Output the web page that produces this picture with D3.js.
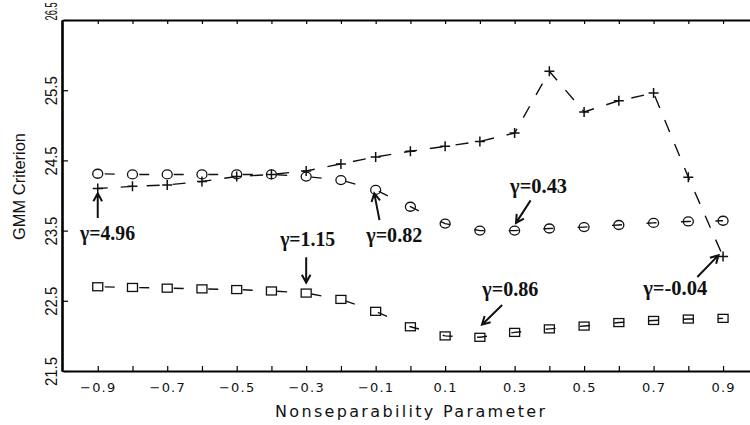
<!DOCTYPE html>
<html>
<head>
<meta charset="utf-8">
<script src="https://cdn.jsdelivr.net/npm/d3@7"></script>
<style>
  html, body { margin: 0; padding: 0; background: #fff; }
  svg { display: block; }
</style>
</head>
<body>
<svg id="chart"></svg>
<script>
// data
var rho = [-0.9, -0.8, -0.7, -0.6, -0.5, -0.4, -0.3, -0.2, -0.1, 0.0,
           0.1, 0.2, 0.3, 0.4, 0.5, 0.6, 0.7, 0.8, 0.9];

var plusSeries = [24.10, 24.13, 24.15, 24.20, 24.27, 24.30, 24.35, 24.45, 24.55, 24.63,
                  24.70, 24.77, 24.89, 25.77, 25.19, 25.35, 25.46, 24.26, 23.13];

var circleSeries = [24.31, 24.30, 24.30, 24.30, 24.30, 24.30, 24.27, 24.22, 24.08, 23.84,
                    23.60, 23.50, 23.50, 23.53, 23.55, 23.58, 23.61, 23.63, 23.64];

var squareSeries = [22.70, 22.69, 22.68, 22.67, 22.66, 22.64, 22.61, 22.52, 22.35, 22.13,
                    22.00, 21.98, 22.05, 22.10, 22.14, 22.19, 22.22, 22.24, 22.25];

var xTicks = [-0.9, -0.8, -0.7, -0.6, -0.5, -0.4, -0.3, -0.2, -0.1, 0.0,
              0.1, 0.2, 0.3, 0.4, 0.5, 0.6, 0.7, 0.8, 0.9];
var xTickLabels = ["\u22120.9", "\u22120.7", "\u22120.5", "\u22120.3", "\u22120.1",
                   "0.1", "0.3", "0.5", "0.7", "0.9"];
var yTicks = [21.5, 22.5, 23.5, 24.5, 25.5, 26.5];
var yTickLabels = ["21.5", "22.5", "23.5", "24.5", "25.5", "26.5"];

// annotations: label, text anchor point, arrow tail, arrow head (data units)
var noteLabels = ["\u03b3=4.96", "\u03b3=1.15", "\u03b3=0.82", "\u03b3=0.43", "\u03b3=0.86", "\u03b3=-0.04"];
var noteWidth  = [55, 55, 56, 57, 56, 64];
var noteText   = [[-0.951, 23.37], [-0.375, 23.28], [-0.127, 23.34], [0.287, 24.04], [0.207, 22.57], [0.670, 22.58]];
var noteTail   = [[-0.9, 23.68], [-0.3, 23.12], [-0.089, 23.65], [0.346, 23.93], [0.264, 22.44], [0.826, 22.84]];
var noteHead   = [[-0.9, 24.03], [-0.3, 22.76], [-0.104, 24.03], [0.304, 23.61], [0.206, 22.16], [0.887, 23.15]];

var size = { width: 750, height: 425 };

var serif = "'Liberation Serif', 'DejaVu Serif', serif";
var sans = "'Liberation Sans', Arial, sans-serif";
var wide = "'DejaVu Sans', sans-serif";

var x = d3.scaleLinear().domain([-1, 1]).range([63, 757.8]);
var y = d3.scaleLinear().domain([21.5, 26.5]).range([371, 20]);

var svg = d3.select("#chart")
  .attr("width", size.width)
  .attr("height", size.height);

svg.append("rect")
  .attr("width", size.width)
  .attr("height", size.height)
  .attr("fill", "#fff");

// axes
var xAxisBottom = d3.axisBottom(x)
  .tickValues(xTicks)
  .tickSizeInner(-5)
  .tickSizeOuter(0)
  .tickFormat(function(d, i){ return i % 2 === 0 ? xTickLabels[i / 2] : ""; });

var gx = svg.append("g")
  .attr("transform", "translate(0," + y(21.5) + ")")
  .call(xAxisBottom);
gx.select(".domain").attr("stroke-width", 2.2);
gx.selectAll(".tick line").attr("stroke-width", 1.2);
gx.selectAll("text")
  .attr("y", 21)
  .attr("dy", 0)
  .style("font-family", wide)
  .style("font-size", "13px")
  .attr("letter-spacing", 1.2)
  .attr("fill", "#111");

var xAxisTop = d3.axisTop(x)
  .tickValues(xTicks)
  .tickSizeInner(-4)
  .tickSizeOuter(0)
  .tickFormat("");

var gt = svg.append("g")
  .attr("transform", "translate(0," + y(26.5) + ")")
  .call(xAxisTop);
gt.select(".domain").attr("stroke-width", 2.2);
gt.selectAll(".tick line").attr("stroke-width", 1.2);

var yAxis = d3.axisLeft(y)
  .tickValues(yTicks)
  .tickSizeInner(-6)
  .tickSizeOuter(0)
  .tickFormat(function(d, i){ return yTickLabels[i]; });

var gy = svg.append("g")
  .attr("transform", "translate(62,0)")
  .call(yAxis);
gy.select(".domain").attr("stroke-width", 2.6);
gy.selectAll(".tick line").attr("stroke-width", 1.2);
// the top label has to squeeze under the page edge
gy.selectAll("text")
  .attr("transform", function(d){ return d === 26.5 ? "rotate(-90) scale(0.58,1)" : "rotate(-90)"; })
  .attr("x", 0)
  .attr("y", -5)
  .attr("dy", 0)
  .attr("text-anchor", function(d){ return d === 26.5 ? "start" : "middle"; })
  .style("font-family", sans)
  .style("font-size", "16px")
  .attr("textLength", function(d){ return d === 26.5 ? null : 29; })
  .attr("lengthAdjust", "spacingAndGlyphs")
  .attr("fill", "#111");

// axis titles
svg.append("text")
  .attr("x", 410)
  .attr("y", 416.5)
  .attr("text-anchor", "middle")
  .style("font-family", wide)
  .style("font-size", "16px")
  .attr("textLength", 270)
  .attr("lengthAdjust", "spacing")
  .attr("fill", "#111")
  .text("Nonseparability Parameter");

svg.append("text")
  .attr("transform", "translate(25,186.5) rotate(-90)")
  .attr("text-anchor", "middle")
  .style("font-family", sans)
  .style("font-size", "17px")
  .attr("textLength", 107)
  .attr("lengthAdjust", "spacingAndGlyphs")
  .attr("fill", "#111")
  .text("GMM Criterion");

// series
var line = d3.line()
  .x(function(d){ return x(d[0]); })
  .y(function(d){ return y(d[1]); });

function pairs(vals){
  return rho.map(function(r, i){ return [r, vals[i]]; });
}

svg.append("path")
  .datum(pairs(plusSeries))
  .attr("d", line)
  .attr("fill", "none")
  .attr("stroke", "#111")
  .attr("stroke-width", 1.4)
  .attr("stroke-dasharray", "13,13")
  .attr("stroke-dashoffset", 3);

svg.append("path")
  .datum(pairs(circleSeries))
  .attr("d", line)
  .attr("fill", "none")
  .attr("stroke", "#111")
  .attr("stroke-width", 1.4)
  .attr("stroke-dasharray", "10,24.5")
  .attr("stroke-dashoffset", 27.5);

svg.append("path")
  .datum(pairs(squareSeries))
  .attr("d", line)
  .attr("fill", "none")
  .attr("stroke", "#111")
  .attr("stroke-width", 1.4)
  .attr("stroke-dasharray", "10,24.5")
  .attr("stroke-dashoffset", 27.5);

// markers
svg.append("g").selectAll("path")
  .data(pairs(plusSeries))
  .enter()
  .append("path")
  .attr("d", function(d){
    var cx = x(d[0]), cy = y(d[1]);
    return "M" + (cx - 5) + "," + cy + "H" + (cx + 5) + "M" + cx + "," + (cy - 5) + "V" + (cy + 5);
  })
  .attr("stroke", "#111")
  .attr("stroke-width", 1.5)
  .attr("fill", "none");

svg.append("g").selectAll("ellipse")
  .data(pairs(circleSeries))
  .enter()
  .append("ellipse")
  .attr("cx", function(d){ return x(d[0]); })
  .attr("cy", function(d){ return y(d[1]); })
  .attr("rx", 5)
  .attr("ry", 4.5)
  .attr("stroke", "#111")
  .attr("stroke-width", 1.3)
  .attr("fill", "none");

svg.append("g").selectAll("rect")
  .data(pairs(squareSeries))
  .enter()
  .append("rect")
  .attr("x", function(d){ return x(d[0]) - 5; })
  .attr("y", function(d){ return y(d[1]) - 4; })
  .attr("width", 10)
  .attr("height", 8)
  .attr("stroke", "#111")
  .attr("stroke-width", 1.3)
  .attr("fill", "none");

// annotations
var notes = svg.append("g");
noteLabels.forEach(function(label, i){
  var x1 = x(noteTail[i][0]), y1 = y(noteTail[i][1]);
  var x2 = x(noteHead[i][0]), y2 = y(noteHead[i][1]);
  var a = Math.atan2(y2 - y1, x2 - x1);
  var len = 9, spread = 0.5;
  var ax1 = x2 - len * Math.cos(a - spread), ay1 = y2 - len * Math.sin(a - spread);
  var ax2 = x2 - len * Math.cos(a + spread), ay2 = y2 - len * Math.sin(a + spread);

  notes.append("path")
    .attr("d", "M" + x1 + "," + y1 + "L" + x2 + "," + y2 +
               "M" + ax1 + "," + ay1 + "L" + x2 + "," + y2 + "L" + ax2 + "," + ay2)
    .attr("stroke", "#111")
    .attr("stroke-width", 2)
    .attr("fill", "none");

  notes.append("text")
    .attr("x", x(noteText[i][0]))
    .attr("y", y(noteText[i][1]))
    .style("font-family", serif)
    .style("font-size", "20px")
    .style("font-weight", "bold")
    .attr("textLength", noteWidth[i])
    .attr("lengthAdjust", "spacingAndGlyphs")
    .attr("fill", "#111")
    .text(label);
});
</script>
</body>
</html>
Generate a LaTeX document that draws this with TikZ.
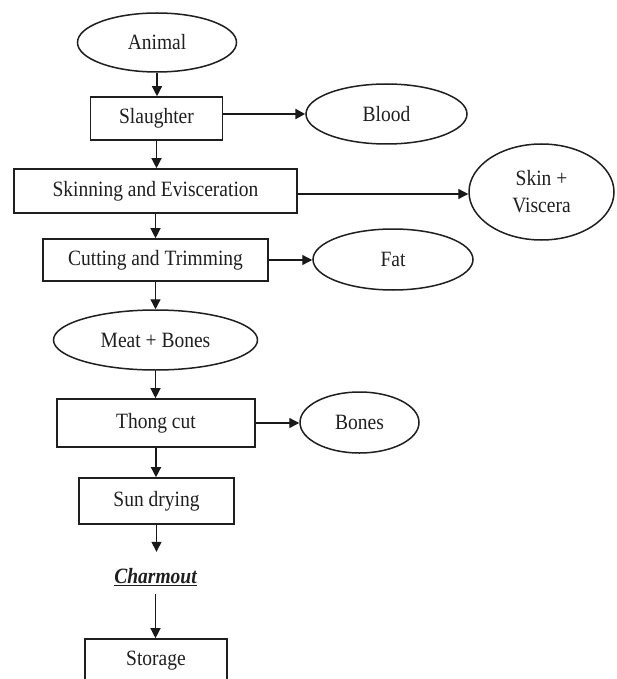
\documentclass[tikz,border=0pt]{standalone}
\usepackage{fontspec}
\usepackage{graphicx}
\setmainfont{Liberation Serif}
\usetikzlibrary{shapes.geometric,arrows.meta,calc}
\newcommand{\vtx}[1]{\scalebox{1}[1.12]{#1}}
\begin{document}
\begin{tikzpicture}[x=1pt,y=-1pt,
  every node/.style={font=\fontsize{19.5}{22}\selectfont, text=black!88},
  procbox/.style={draw=black!88, line width=1.6pt, rectangle, inner sep=0pt},
  prodell/.style={draw=black!88, line width=1.5pt, ellipse, inner sep=0pt},
  flow/.style={draw=black!90, line width=1.3pt, -{Triangle[length=10pt,width=10pt]}},
  thickflow/.style={draw=black!90, line width=2.2pt, -{Triangle[length=10pt,width=10pt]}}]
\clip (0,0) rectangle (616,679);
\useasboundingbox (0,0) rectangle (616,679);
\fill[white] (0,0) rectangle (616,679);

\node[prodell, minimum width=159pt, minimum height=59pt] (animal) at (157,42.5) {\vtx{Animal}};
\node[procbox, minimum width=132pt, minimum height=43pt] (slaughter) at (156.5,118.5) {\vtx{Slaughter}};
\node[prodell, minimum width=161pt, minimum height=60pt] (blood) at (386.5,114) {\vtx{Blood}};
\node[procbox, minimum width=283pt, minimum height=44pt] (skin) at (155.5,191) {\vtx{Skinning and Evisceration}};
\node[prodell, minimum width=145pt, minimum height=96pt, align=center] (skinv) at (541.5,192) {\vtx{Skin +}\\[5pt]\vtx{Viscera}};
\node[procbox, minimum width=225pt, minimum height=42pt] (cutting) at (155.5,260) {\vtx{Cutting and Trimming}};
\node[prodell, minimum width=160pt, minimum height=61pt] (fat) at (393,259.5) {\vtx{Fat}};
\node[prodell, minimum width=204pt, minimum height=60pt] (meat) at (155.5,340) {\vtx{Meat + Bones}};
\node[procbox, minimum width=198pt, minimum height=48pt] (thong) at (156,423) {\vtx{Thong cut}};
\node[prodell, minimum width=119pt, minimum height=61pt] (bones) at (359.5,422.5) {\vtx{Bones}};
\node[procbox, minimum width=155pt, minimum height=46pt] (sun) at (156.5,501) {\vtx{Sun drying}};
\node[inner sep=0pt, minimum height=50pt] (charm) at (155.5,577) {\vtx{\bfseries\itshape\underline{Charmout}}};
\node[procbox, minimum width=142pt, minimum height=44pt] (storage) at (156,661) {\vtx{Storage}};

\draw[flow] (animal.south) -- (animal.south |- slaughter.north);
\draw[thickflow] (slaughter.east |- blood.west) -- (blood.west);
\draw[flow] (slaughter.south) -- (slaughter.south |- skin.north);
\draw[flow] ([yshift=-3pt]skin.east) -- ([yshift=-3pt]skin.east -| skinv.west);
\draw[flow] (skin.south) -- (skin.south |- cutting.north);
\draw[flow] (cutting.east) -- (cutting.east -| fat.west);
\draw[flow] (cutting.south) -- (cutting.south |- meat.north);
\draw[flow] (meat.south) -- (meat.south |- thong.north);
\draw[flow] (thong.east) -- (thong.east -| bones.west);
\draw[flow] (thong.south) -- (thong.south |- sun.north);
\draw[flow] (sun.south) -- (sun.south |- charm.north);
\coordinate (ctail) at ([yshift=8pt]charm.south);
\draw[flow] (ctail) -- (ctail |- storage.north);
\end{tikzpicture}
\end{document}
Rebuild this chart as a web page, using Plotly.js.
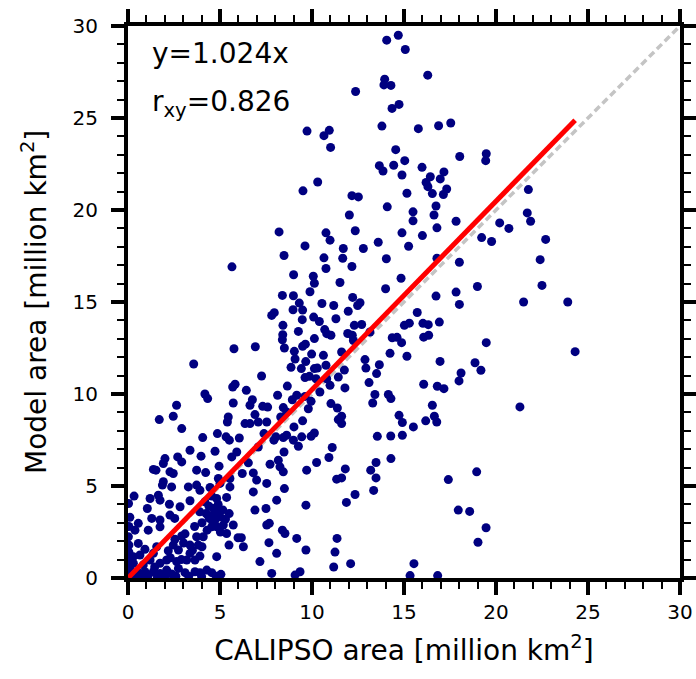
<!DOCTYPE html>
<html>
<head>
<meta charset="utf-8">
<script src="https://cdn.plot.ly/plotly-3.0.1.min.js"></script>
<style>html,body{margin:0;padding:0;background:#fff;}#chart{width:696px;height:679px;}</style>
</head>
<body>
<div id="chart"></div>
<script>
// CALIPSO area (x) and Model area (y), million km^2
const calipso = [
14.69,14.06,15.07,16.29,13.95,13.91,14.29,12.37,14.73,14.35,13.80,15.78,16.88,17.54,9.73,10.94,10.65,11.01,14.55,18.03,
19.47,19.44,13.66,13.86,14.44,15.04,14.89,15.98,16.43,17.17,16.97,16.20,16.30,17.32,17.14,16.54,15.16,10.31,9.51,12.17,
12.52,14.09,15.49,16.74,12.03,16.63,
21.76,21.70,20.2,20.7,22.7,22.4,22.5,21.5,23.9,24.3,21.88,21.3,
8.21,9.62,8.48,5.65,9.00,10.07,10.13,9.89,8.39,8.99,9.31,8.97,9.49,7.95,7.81,9.47,10.09,8.42,9.26,8.41,
8.39,8.50,9.49,9.64,10.13,9.04,9.98,9.08,9.66,8.86,9.42,10.13,9.62,9.86,5.76,6.92,3.57,7.26,5.82,5.69,
6.43,8.66,4.18,8.13,9.17,
15.49,17.83,16.79,10.76,12.35,14.89,16.0,10.98,13.60,15.25,11.70,12.79,19.22,19.76,10.65,11.67,14.04,16.79,12.17,10.76,
18.01,11.52,14.84,14.0,18.99,17.83,16.74,18.01,12.21,10.54,11.18,12.61,12.48,11.97,15.72,10.40,11.30,12.30,12.70,15.02,
15.29,16.03,16.32,16.92,10.69,10.80,11.03,11.94,12.19,12.25,13.15,14.36,14.62,16.07,16.34,14.87,19.47,10.62,11.61,14.24,
15.16,10.29,10.76,11.76,12.88,12.93,13.66,13.51,16.96,18.86,19.18,18.10,17.99,10.22,10.80,11.43,10.98,11.79,13.10,16.07,
16.81,17.17,10.43,13.42,14.15,
4.33,5.72,6.76,6.63,2.64,7.32,7.59,8.44,8.93,9.62,1.70,2.46,2.92,5.45,5.40,6.90,6.36,6.63,7.08,7.54,
8.30,8.62,9.49,9.80,9.02,4.86,5.33,5.51,6.05,4.06,7.39,8.04,8.44,8.62,8.99,9.44,9.26,7.93,3.37,3.97,
4.73,5.91,5.64,7.08,8.48,2.01,1.92,2.70,2.92,1.38,1.52,2.28,2.46,3.73,4.22,4.95,4.91,5.54,6.21,6.54,
6.81,7.72,8.17,8.26,8.44,9.71,1.87,2.37,1.92,3.28,3.73,3.91,4.46,5.00,5.54,7.54,8.50,6.81,0.33,0.03,
1.20,1.65,1.74,1.05,2.25,3.37,2.83,4.18,4.55,4.82,5.36,4.64,4.24,4.73,5.00,4.42,4.73,5.00,4.82,5.18,
5.72,4.55,5.36,5.98,6.16,5.49,4.82,4.09,3.73,3.82,3.37,2.92,2.46,2.74,2.19,3.37,3.19,3.64,3.91,1.74,
2.28,2.54,1.29,1.74,1.10,0.56,0.38,0.02,0.05,0.56,0.92,1.38,1.56,0.65,0.29,0.03,0.29,0.11,0.83,1.20,
1.74,2.10,2.64,2.74,2.10,1.38,0.92,0.56,0.11,1.74,2.37,3.10,3.64,3.91,4.28,4.55,6.27,7.17,7.50,7.54,
7.68,8.08,7.66,8.39,8.53,8.08,9.17,9.67,9.67,6.90,7.81,9.35,9.08,6.99,
9.95,11.03,11.38,11.61,11.43,11.61,13.30,14.29,14.73,14.91,15.51,16.18,16.65,16.78,16.54,10.13,9.95,13.55,14.28,14.91,
11.10,10.92,10.25,13.48,14.29,13.19,13.48,11.81,11.34,11.61,13.35,12.34,11.87,17.41,18.95,17.95,18.57,19.46,19.02,11.36,
11.25,11.18,12.10,15.54,15.33,16.83,
4.02,4.30,4.62,5.02,5.30,4.40,3.90,5.50,4.90,3.62,2.90,3.02,3.50,2.30,4.02,0.30,0.70,1.10,1.60,2.00,
2.60,3.30,4.00,4.80,5.05,0.05,0.05,0.05,0.10,0.20,3.10,4.35,5.15,2.55,1.45
];
const model = [
29.50,29.23,28.72,27.33,27.11,26.80,26.77,26.44,25.74,25.52,24.56,24.42,24.58,24.73,24.29,24.33,24.04,23.40,23.28,22.91,
23.06,22.68,22.41,22.12,22.43,22.68,21.90,22.32,21.81,22.07,21.69,21.50,21.27,21.14,20.84,20.89,20.91,21.52,21.04,20.78,
20.71,20.17,19.90,20.22,19.73,19.73,
21.11,19.84,19.3,19.0,18.4,17.3,15.9,15.0,15.0,12.3,19.39,9.3,
18.81,18.05,17.53,16.91,16.48,16.40,16.02,15.56,15.36,15.34,14.94,14.58,14.56,14.42,14.27,14.04,14.18,13.73,13.40,13.22,
12.95,12.50,12.59,12.71,13.01,12.32,12.17,11.90,11.76,11.45,11.38,11.38,10.89,10.96,12.46,12.57,11.63,10.98,10.53,10.38,
10.20,10.43,10.00,9.93,9.93,
19.41,19.39,19.03,18.76,18.87,18.76,18.61,18.36,18.25,18.03,17.91,17.91,18.50,18.29,17.40,17.38,17.35,17.38,16.93,16.82,
17.16,16.06,16.29,15.72,15.84,15.54,15.32,14.87,15.25,14.92,14.81,14.96,14.81,14.50,14.43,13.94,14.09,13.73,13.78,13.73,
13.85,13.84,13.77,13.91,13.50,13.28,13.19,13.29,13.19,12.91,13.37,13.06,13.08,13.09,13.19,12.79,12.79,12.10,12.28,12.21,
12.05,11.41,11.56,11.30,11.87,11.41,11.59,11.11,11.77,11.70,11.29,11.14,10.71,10.83,10.83,10.92,10.47,10.33,10.62,10.53,
10.42,10.29,10.11,9.97,9.97,
9.75,9.51,9.69,9.39,9.39,9.33,9.29,9.26,9.69,9.87,8.61,8.79,8.12,8.75,8.48,8.88,8.39,8.39,8.48,8.48,
8.75,9.02,8.54,9.20,8.21,7.85,7.67,7.49,7.61,7.63,7.85,7.67,7.63,7.76,7.49,7.67,7.16,7.49,6.94,6.62,
6.89,6.85,6.58,7.12,6.85,6.49,6.22,6.58,6.31,5.90,5.86,5.77,5.68,5.86,5.73,6.08,5.41,5.41,5.68,6.26,
5.71,6.18,6.40,6.04,5.77,5.86,5.05,4.95,5.23,4.95,5.05,4.77,4.92,5.14,4.95,5.14,4.86,4.68,4.45,4.05,
4.32,4.50,4.23,3.78,4.01,4.20,3.87,4.14,4.45,4.32,4.38,3.78,3.51,3.51,3.65,3.24,3.15,3.33,2.78,2.88,
2.88,2.78,2.42,2.19,2.19,1.79,1.16,2.24,2.24,1.79,1.79,2.28,1.79,1.52,1.48,1.34,0.98,0.98,1.19,3.15,
3.42,3.24,3.24,2.78,2.60,2.97,2.60,2.24,1.79,1.88,1.56,1.34,1.70,1.25,1.16,0.98,0.80,0.52,0.71,0.98,
0.80,0.98,0.89,0.52,0.43,0.34,0.34,0.29,0.16,0.25,0.22,0.29,0.34,0.29,0.43,0.29,1.70,0.89,3.78,2.88,
2.97,4.23,1.92,2.60,2.42,1.34,2.15,1.52,3.96,3.69,0.25,0.34,0.16,5.32,
9.60,9.48,9.24,8.79,8.61,8.39,9.51,9.75,8.84,8.45,8.21,8.54,8.79,8.48,9.39,7.88,7.70,7.70,7.72,7.76,
7.09,6.55,6.28,6.28,6.49,5.86,5.44,5.93,5.37,5.44,4.76,4.54,4.11,5.35,5.77,3.69,3.62,2.73,1.94,2.15,
1.41,0.60,0.78,0.78,0.13,0.13,
3.00,2.60,3.00,2.50,3.20,3.90,3.60,3.50,4.00,2.80,1.00,1.90,1.50,1.10,1.70,0.05,0.10,0.15,0.05,0.10,
0.10,0.10,0.08,0.10,0.20,0.60,1.40,2.80,3.30,0.30,2.40,3.40,3.70,2.10,0.60
];
const slope = 1.024;
const rxy = 0.826;
const axisRange = [0, 30];
const tickVals = [0, 5, 10, 15, 20, 25, 30];
const xTitle = 'CALIPSO area [million km<sup>2</sup>]';
const yTitle = 'Model area [million km<sup>2</sup>]';

const xmin = Math.min(...calipso), xmax = Math.max(...calipso);

const FONT = 'DejaVu Sans, Arial, sans-serif';
// layout geometry (px)
const W = 696, H = 679, ML = 98, MR = 16, MT = 26, MB = 101, LABEL_GAP = 30;
const plotW = W - ML - MR;
const xDomainStart = LABEL_GAP / plotW;

function axisBase() {
  return {
    range: axisRange, tickvals: tickVals, ticktext: tickVals.map(String),
    showgrid: false, zeroline: false, fixedrange: true,
    tickfont: {family: FONT, size: 20, color: '#000'}
  };
}
function framedAxis(extra) {
  return Object.assign(axisBase(), {
    showline: true, linecolor: '#000', linewidth: 4,
    mirror: 'ticks', ticks: 'outside', ticklen: 13, tickwidth: 4, tickcolor: '#000',
    minor: {dtick: 1, ticks: 'outside', ticklen: 7, tickwidth: 2, tickcolor: '#000', showgrid: false}
  }, extra);
}

const traces = [
  {x: axisRange, y: axisRange, mode: 'lines', line: {color: '#c4c4c4', width: 3.5, dash: '7px,4px'}, hoverinfo: 'skip', showlegend: false},
  {x: calipso, y: model, mode: 'markers', marker: {color: '#000080', size: 9}, showlegend: false},
  {x: [xmin, xmax], y: [slope * xmin, slope * xmax], mode: 'lines', line: {color: '#ff0000', width: 5}, showlegend: false},
  // carrier for the y tick-label axis
  {x: [], y: [], yaxis: 'y2', mode: 'markers', showlegend: false, hoverinfo: 'skip'}
];

const layout = {
  width: W, height: H,
  margin: {l: ML, r: MR, t: MT, b: MB},
  paper_bgcolor: '#fff', plot_bgcolor: '#fff',
  xaxis: framedAxis({domain: [xDomainStart, 1],
    title: {text: xTitle, font: {family: FONT, size: 28, color: '#000'}, standoff: 18}}),
  yaxis: framedAxis({anchor: 'x', showticklabels: false, title: {text: ''}}),
  yaxis2: Object.assign(axisBase(), {overlaying: 'y', anchor: 'free', position: 0, side: 'left',
    showline: false, ticks: '', showticklabels: true}),
  showlegend: false,
  annotations: [
    {xref: 'paper', yref: 'paper', x: (34 - ML) / plotW, y: 0.5, xanchor: 'center', yanchor: 'middle', showarrow: false,
     textangle: -90, text: yTitle, font: {family: FONT, size: 28, color: '#000'}},
    {xref: 'paper', yref: 'paper', x: (150 - ML) / plotW, y: 0.95, xanchor: 'left', yanchor: 'middle', showarrow: false,
     text: 'y=' + slope.toFixed(3) + 'x', font: {family: FONT, size: 28, color: '#000'}},
    {xref: 'paper', yref: 'paper', x: (150 - ML) / plotW, y: 0.86, xanchor: 'left', yanchor: 'middle', showarrow: false,
     text: 'r<sub>xy</sub>=' + rxy.toFixed(3), font: {family: FONT, size: 28, color: '#000'}}
  ]
};

Plotly.newPlot('chart', traces, layout, {staticPlot: true, displayModeBar: false});
</script>
</body>
</html>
********************
WHAT IS NEEDED:
Leave the pictures out and please restate exactly the lines running from the start of the material through the one with "23.60, 23.50, 23.50, 23.53, 23.55, 23.58, 23.61, 23.63, 23.64];".

RESULT FOR THIS TASK:
Output the web page that produces this picture with D3.js.
<!DOCTYPE html>
<html>
<head>
<meta charset="utf-8">
<script src="https://cdn.jsdelivr.net/npm/d3@7"></script>
<style>
  html, body { margin: 0; padding: 0; background: #fff; }
  svg { display: block; }
</style>
</head>
<body>
<svg id="chart"></svg>
<script>
// data
var rho = [-0.9, -0.8, -0.7, -0.6, -0.5, -0.4, -0.3, -0.2, -0.1, 0.0,
           0.1, 0.2, 0.3, 0.4, 0.5, 0.6, 0.7, 0.8, 0.9];

var plusSeries = [24.10, 24.13, 24.15, 24.20, 24.27, 24.30, 24.35, 24.45, 24.55, 24.63,
                  24.70, 24.77, 24.89, 25.77, 25.19, 25.35, 25.46, 24.26, 23.13];

var circleSeries = [24.31, 24.30, 24.30, 24.30, 24.30, 24.30, 24.27, 24.22, 24.08, 23.84,
                    23.60, 23.50, 23.50, 23.53, 23.55, 23.58, 23.61, 23.63, 23.64];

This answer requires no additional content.